## Task prompt
All of the data should be repeated exactly; pictures are not part of the copy.

## Data lines
+++

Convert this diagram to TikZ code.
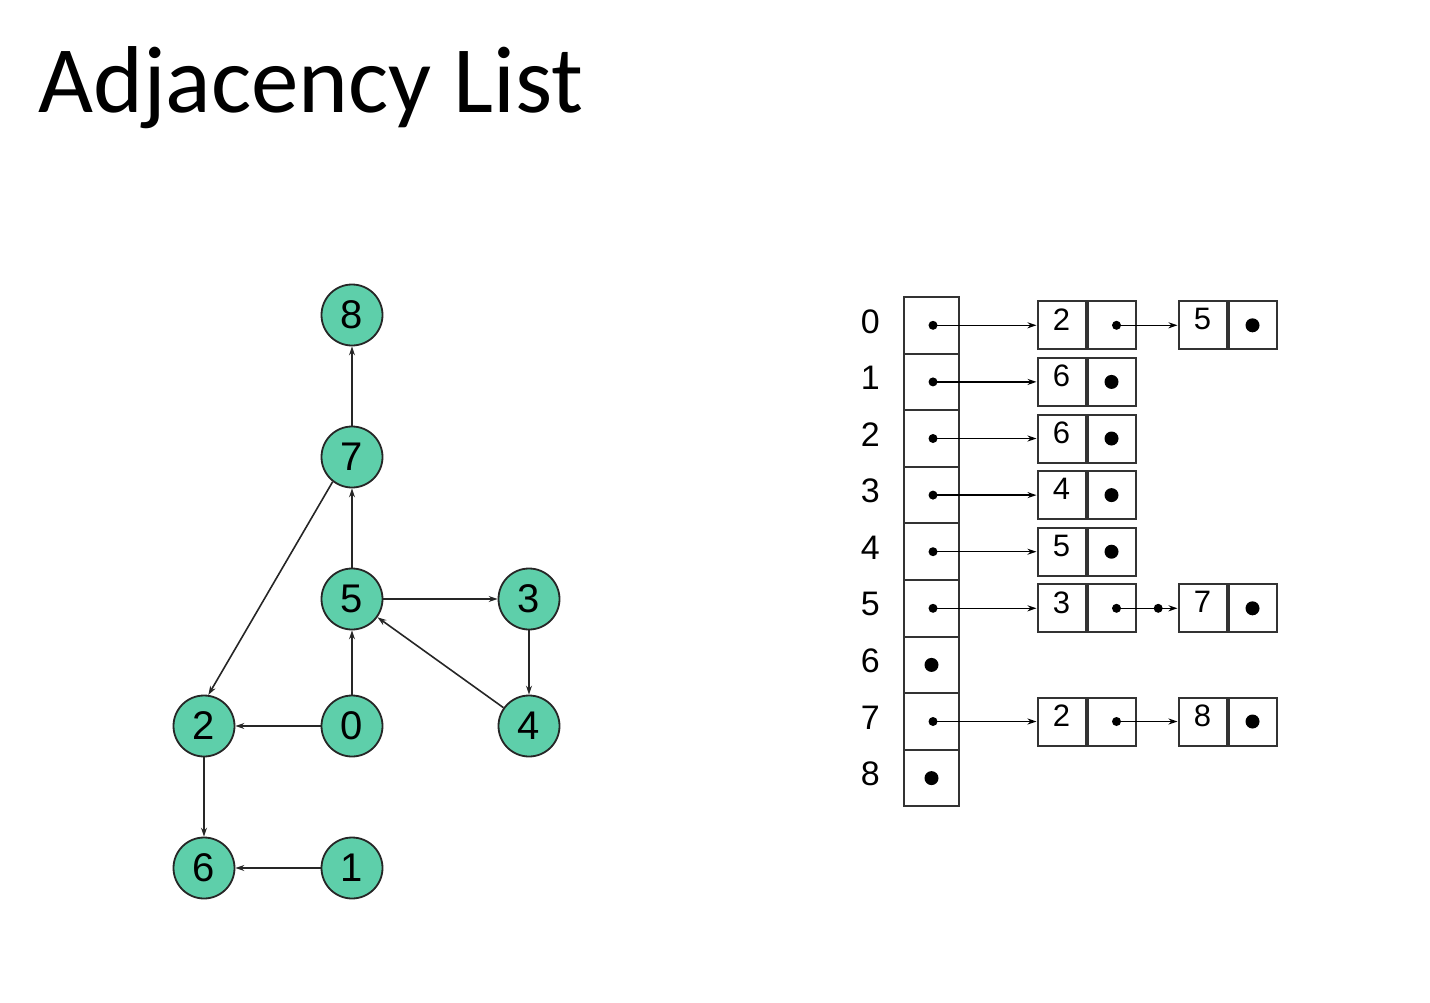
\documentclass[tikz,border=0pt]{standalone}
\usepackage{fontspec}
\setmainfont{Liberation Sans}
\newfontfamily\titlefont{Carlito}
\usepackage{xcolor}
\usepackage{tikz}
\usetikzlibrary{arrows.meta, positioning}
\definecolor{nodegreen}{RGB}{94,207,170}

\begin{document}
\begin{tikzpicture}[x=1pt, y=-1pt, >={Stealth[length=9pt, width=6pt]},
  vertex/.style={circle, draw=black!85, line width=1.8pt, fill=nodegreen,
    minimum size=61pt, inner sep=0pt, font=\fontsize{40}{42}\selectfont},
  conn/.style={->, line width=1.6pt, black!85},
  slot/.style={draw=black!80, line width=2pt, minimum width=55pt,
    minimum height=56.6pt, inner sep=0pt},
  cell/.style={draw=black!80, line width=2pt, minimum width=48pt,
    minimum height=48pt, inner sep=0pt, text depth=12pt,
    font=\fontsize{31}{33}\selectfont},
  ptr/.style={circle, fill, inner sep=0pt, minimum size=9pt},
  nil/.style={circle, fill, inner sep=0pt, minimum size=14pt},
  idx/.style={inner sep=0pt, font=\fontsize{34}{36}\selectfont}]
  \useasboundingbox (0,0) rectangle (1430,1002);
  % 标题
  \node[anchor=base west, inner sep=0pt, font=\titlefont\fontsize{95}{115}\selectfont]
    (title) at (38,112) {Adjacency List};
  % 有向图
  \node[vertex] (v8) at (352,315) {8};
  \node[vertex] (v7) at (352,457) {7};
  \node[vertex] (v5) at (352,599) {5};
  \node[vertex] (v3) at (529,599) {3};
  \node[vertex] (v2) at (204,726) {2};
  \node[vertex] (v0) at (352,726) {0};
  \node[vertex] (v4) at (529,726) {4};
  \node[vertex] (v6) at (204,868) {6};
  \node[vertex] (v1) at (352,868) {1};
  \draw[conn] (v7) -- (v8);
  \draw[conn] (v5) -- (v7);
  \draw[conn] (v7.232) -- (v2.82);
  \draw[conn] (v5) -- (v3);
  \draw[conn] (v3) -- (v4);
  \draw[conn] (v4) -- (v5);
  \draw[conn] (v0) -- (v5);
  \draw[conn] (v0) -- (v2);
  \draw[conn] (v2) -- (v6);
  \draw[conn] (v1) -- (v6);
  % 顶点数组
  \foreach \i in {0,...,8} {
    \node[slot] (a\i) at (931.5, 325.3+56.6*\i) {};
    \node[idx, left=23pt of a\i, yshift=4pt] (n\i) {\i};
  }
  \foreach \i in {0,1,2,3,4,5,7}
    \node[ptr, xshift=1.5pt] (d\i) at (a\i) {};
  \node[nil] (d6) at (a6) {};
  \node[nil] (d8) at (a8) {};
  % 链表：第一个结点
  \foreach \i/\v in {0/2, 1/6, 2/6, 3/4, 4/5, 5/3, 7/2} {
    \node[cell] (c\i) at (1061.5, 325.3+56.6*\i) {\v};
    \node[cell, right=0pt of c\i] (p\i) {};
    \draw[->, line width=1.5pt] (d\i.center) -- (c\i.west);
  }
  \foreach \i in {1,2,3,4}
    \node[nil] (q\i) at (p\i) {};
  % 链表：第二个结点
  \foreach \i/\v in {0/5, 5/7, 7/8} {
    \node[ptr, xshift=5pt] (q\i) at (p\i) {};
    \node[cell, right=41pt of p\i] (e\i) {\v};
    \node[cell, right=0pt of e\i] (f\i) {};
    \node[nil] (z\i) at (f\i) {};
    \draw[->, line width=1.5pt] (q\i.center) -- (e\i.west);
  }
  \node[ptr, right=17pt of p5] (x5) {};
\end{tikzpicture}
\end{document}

+++

## Solution
Convert this diagram to TikZ code.
\documentclass[tikz,border=0pt]{standalone}
\usepackage{fontspec}
\setmainfont{Liberation Sans}
\newfontfamily\titlefont{Carlito}
\usepackage{xcolor}
\usepackage{tikz}
\usetikzlibrary{arrows.meta, positioning}
\definecolor{nodegreen}{RGB}{94,207,170}

\begin{document}
\begin{tikzpicture}[x=1pt, y=-1pt, >={Stealth[length=9pt, width=6pt]},
  vertex/.style={circle, draw=black!85, line width=1.8pt, fill=nodegreen,
    minimum size=61pt, inner sep=0pt, font=\fontsize{40}{42}\selectfont},
  conn/.style={->, line width=1.6pt, black!85},
  slot/.style={draw=black!80, line width=2pt, minimum width=55pt,
    minimum height=56.6pt, inner sep=0pt},
  cell/.style={draw=black!80, line width=2pt, minimum width=48pt,
    minimum height=48pt, inner sep=0pt, text depth=12pt,
    font=\fontsize{31}{33}\selectfont},
  ptr/.style={circle, fill, inner sep=0pt, minimum size=9pt},
  nil/.style={circle, fill, inner sep=0pt, minimum size=14pt},
  idx/.style={inner sep=0pt, font=\fontsize{34}{36}\selectfont}]
  \useasboundingbox (0,0) rectangle (1430,1002);
  % 标题
  \node[anchor=base west, inner sep=0pt, font=\titlefont\fontsize{95}{115}\selectfont]
    (title) at (38,112) {Adjacency List};
  % 有向图
  \node[vertex] (v8) at (352,315) {8};
  \node[vertex] (v7) at (352,457) {7};
  \node[vertex] (v5) at (352,599) {5};
  \node[vertex] (v3) at (529,599) {3};
  \node[vertex] (v2) at (204,726) {2};
  \node[vertex] (v0) at (352,726) {0};
  \node[vertex] (v4) at (529,726) {4};
  \node[vertex] (v6) at (204,868) {6};
  \node[vertex] (v1) at (352,868) {1};
  \draw[conn] (v7) -- (v8);
  \draw[conn] (v5) -- (v7);
  \draw[conn] (v7.232) -- (v2.82);
  \draw[conn] (v5) -- (v3);
  \draw[conn] (v3) -- (v4);
  \draw[conn] (v4) -- (v5);
  \draw[conn] (v0) -- (v5);
  \draw[conn] (v0) -- (v2);
  \draw[conn] (v2) -- (v6);
  \draw[conn] (v1) -- (v6);
  % 顶点数组
  \foreach \i in {0,...,8} {
    \node[slot] (a\i) at (931.5, 325.3+56.6*\i) {};
    \node[idx, left=23pt of a\i, yshift=4pt] (n\i) {\i};
  }
  \foreach \i in {0,1,2,3,4,5,7}
    \node[ptr, xshift=1.5pt] (d\i) at (a\i) {};
  \node[nil] (d6) at (a6) {};
  \node[nil] (d8) at (a8) {};
  % 链表：第一个结点
  \foreach \i/\v in {0/2, 1/6, 2/6, 3/4, 4/5, 5/3, 7/2} {
    \node[cell] (c\i) at (1061.5, 325.3+56.6*\i) {\v};
    \node[cell, right=0pt of c\i] (p\i) {};
    \draw[->, line width=1.5pt] (d\i.center) -- (c\i.west);
  }
  \foreach \i in {1,2,3,4}
    \node[nil] (q\i) at (p\i) {};
  % 链表：第二个结点
  \foreach \i/\v in {0/5, 5/7, 7/8} {
    \node[ptr, xshift=5pt] (q\i) at (p\i) {};
    \node[cell, right=41pt of p\i] (e\i) {\v};
    \node[cell, right=0pt of e\i] (f\i) {};
    \node[nil] (z\i) at (f\i) {};
    \draw[->, line width=1.5pt] (q\i.center) -- (e\i.west);
  }
  \node[ptr, right=17pt of p5] (x5) {};
\end{tikzpicture}
\end{document}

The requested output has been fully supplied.